Secretary of Defense Robert Gates recently visited Mexico, and there are
potential plans for U.S. aid in support of Mexican government operations. But
if the Mexican government became paralyzed and couldn’t carry out these
operations, the U.S. government would face a stark and unpleasant choice. It
could attempt to protect the United States from the violence defensively by
sealing off Mexico or controlling the area north of the border more
effectively. Or, as it did in the early 20th century, the United States could
adopt a forward defense by sending U.S. troops south of the border to fight the
battle in Mexico.
There
have been suggestions that the border be sealed. But Mexico is the United
States’ third-largest customer, and the United States is Mexico’s largest
customer. This was the case well before NAFTA, and has nothing to do with
treaties and everything to do with economics and geography. Cutting that trade
would have catastrophic effects on both sides of the border, and would
guarantee the failure of the Mexican state. It isn’t going to happen.
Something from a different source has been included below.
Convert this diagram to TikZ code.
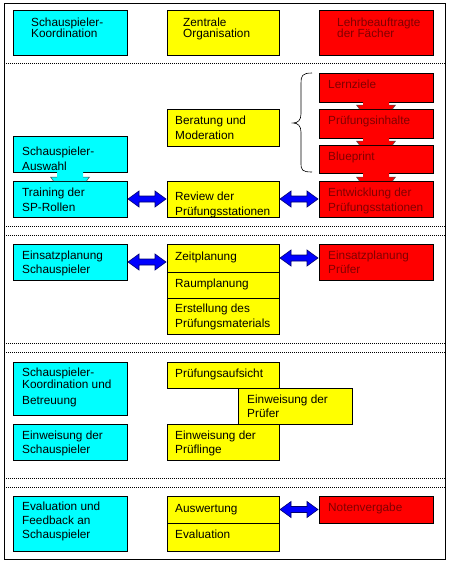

The Impossibility of Sealing the
Border
So
long as vast quantities of goods flow across the border, the border cannot be
sealed. Immigration might be limited by a wall, but the goods that cross the
border do so at roads and bridges, and the sheer amount of goods crossing the
border makes careful inspection impossible. The drugs will come across the
border embedded in this trade as well as by other routes. So will gunmen from
the cartel and anything else needed to take control of Los Angeles’ drug
market.
A
purely passive defense won’t work unless the economic cost of blockade is
absorbed. The choices are a defensive posture to deal with the battle on
American soil if it spills over, or an offensive posture to suppress the battle
on the other side of the border. Bearing in mind that Mexico is not a small
country and that counterinsurgency is not the United States’ strong suit, the
latter is a dangerous game. But the first option isn’t likely to work either.
One
way to deal with the problem would be ending the artificial price of drugs by
legalizing them. This would rapidly lower the price of drugs and vastly reduce
the money to be made in smuggling them. Nothing hurt the American cartels more
than the repeal of Prohibition, and nothing helped them more than Prohibition
itself. Nevertheless, from an objective point of view, drug legalization isn’t
going to happen. There is no visible political coalition of substantial size
advocating this solution. Therefore, U.S. drug policy will continue to raise
the price of drugs artificially, effective interdiction will be impossible, and
the Mexican cartels will prosper and make war on each other and on the Mexican
state.
We
are not yet at the worst-case scenario, and we may never get there. Mexican
President Felipe Calderon, perhaps with assistance from the United States, may
devise a strategy to immunize his government from intimidation and corruption
and take the war home to the cartels. This is a serious possibility that should
not be ruled out. Nevertheless, the events of last week raise the serious
possibility of a failed state in Mexico. That should not be taken lightly, as
it could change far more than Mexico.